The Anne Boleyn story line takes a back-burner after the first quarter of the story as it builds up with the growing relationships between Minuette, Dominic and William. Elizabeth plays some vital roles but does not have a large part in the story until later on the in the book once war with France starts. All three having known each other since childhood they are especially close and Minuette and William even share a birthday (A fact that only those four seem to remember.) The story develops as William slowly takes on the role of King, deciding his fate and deciding with whom who he wants to rule.
That’s when the ‘romance’ comes in the book. It’s really scarce in this one, but it’s still there. It’s an unknown love triangle. Both William and Dominic are in love with Minuette. Unfortunately, neither man shares that with each other until the worst possible time. Minuette seems to have her heart figured out but she flip flops between the two men most of the novel. Much to Elizabeth’s chagrin. In the second book I can see the love triangle taking centre stage rather than the battles with France and Spain.
Over all, the book was lovely and was nicely different to many of the Tudor Era novels that abound.

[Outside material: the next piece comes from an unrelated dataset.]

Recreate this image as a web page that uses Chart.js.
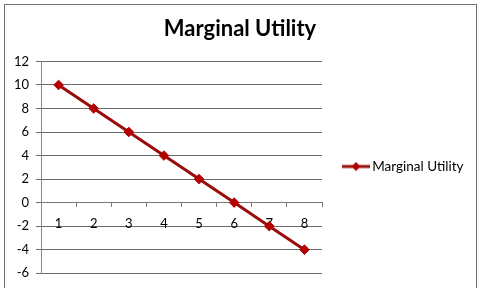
<!DOCTYPE html>
<html>
<head>
<meta charset="utf-8">
<script src="https://cdn.jsdelivr.net/npm/chart.js@4/dist/chart.umd.min.js"></script>
<style>
html,body{margin:0;padding:0;background:#fff;}
#wrap{width:480px;height:288px;position:relative;}
</style>
</head>
<body>
<div id="wrap"><canvas id="c" width="480" height="288"></canvas></div>
<script>
const categories = ['1','2','3','4','5','6','7','8'];
const marginalUtility = [10, 8, 6, 4, 2, 0, -2, -4];
const seriesName = 'Marginal Utility';
const chartTitle = 'Marginal Utility';
const yMin = -6, yMax = 12, yStep = 2;

const LINE = '#9a0c0c';
const MARK = '#b30000';

// legend marker: line with a diamond
const mk = document.createElement('canvas');
mk.width = 28; mk.height = 10;
(function(){
  const g = mk.getContext('2d');
  g.strokeStyle = LINE; g.lineWidth = 3;
  g.beginPath(); g.moveTo(0,5); g.lineTo(28,5); g.stroke();
  g.fillStyle = MARK;
  g.beginPath(); g.moveTo(14,0.5); g.lineTo(18.5,5); g.lineTo(14,9.5); g.lineTo(9.5,5); g.closePath(); g.fill();
})();

const borderPlugin = {
  id: 'frame',
  afterDraw(chart){
    const ctx = chart.ctx;
    ctx.save();
    ctx.strokeStyle = '#6f6f6f';
    ctx.lineWidth = 1;
    ctx.strokeRect(4.5, 4.5, 472, 300);
    ctx.restore();
  }
};

new Chart(document.getElementById('c'), {
  type: 'line',
  data: {
    labels: categories,
    datasets: [{
      label: seriesName,
      data: marginalUtility,
      borderColor: LINE,
      backgroundColor: MARK,
      borderWidth: 3,
      pointStyle: 'rectRot',
      pointRadius: 4.8,
      pointBackgroundColor: MARK,
      pointBorderColor: MARK,
      pointBorderWidth: 1,
      tension: 0
    }]
  },
  options: {
    responsive: false,
    animation: false,
    layout: { padding: { left: 8, right: 8, top: 16, bottom: 7 } },
    plugins: {
      title: {
        display: true, text: chartTitle, color: '#000',
        font: { family: 'Lato', size: 22, weight: 'bold' },
        padding: { top: 0, bottom: 19 }
      },
      legend: {
        position: 'right',
        maxWidth: 150,
        title: { display: true, text: '', color: '#000', font: { size: 10 }, padding: { top: 12, bottom: 12 } },
        labels: {
          usePointStyle: true,
          pointStyleWidth: 19,
          color: '#000',
          font: { family: 'Lato', size: 13.5 },
          padding: 24.5,
          generateLabels(chart){
            return [{ text: seriesName, fontColor: '#000', pointStyle: mk, fillStyle: MARK, strokeStyle: LINE, lineWidth: 0, datasetIndex: 0, hidden: false }];
          }
        }
      },
      tooltip: { enabled: false }
    },
    scales: {
      x: {
        type: 'category',
        position: { y: 0 },
        offset: true,
        grid: { display: true, drawOnChartArea: false, drawTicks: true, tickLength: 4, color: '#777', offset: true },
        border: { display: true, color: '#777', width: 1 },
        ticks: { color: '#000', font: { family: 'Lato', size: 13 }, padding: 9, maxRotation: 0 }
      },
      y: {
        min: yMin, max: yMax,
        grid: { color: '#6a6a6a', tickLength: 5, lineWidth: 1 },
        border: { display: true, color: '#8a8a8a' },
        ticks: { stepSize: yStep, color: '#000', font: { family: 'Lato', size: 13 }, padding: 7 },
        afterFit(scale){ scale.width = 33; }
      }
    }
  },
  plugins: [borderPlugin]
});
</script>
</body>
</html>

Anne Boleyn is still thought to have seduced Henry with magic, but Elizabeth has a different character than you normally see because she has grown up with her mother. These little nuances are what makes the book for me, especially since Anne Boleyn has always been my favourite of Henry’s wives. It’s going to be interesting to see where this book takes us. Is William going to turn out more like his mother or father, or will his reign be more like those of his sisters? Will Elizabeth even be queen at the end of all of this? And what of Mary?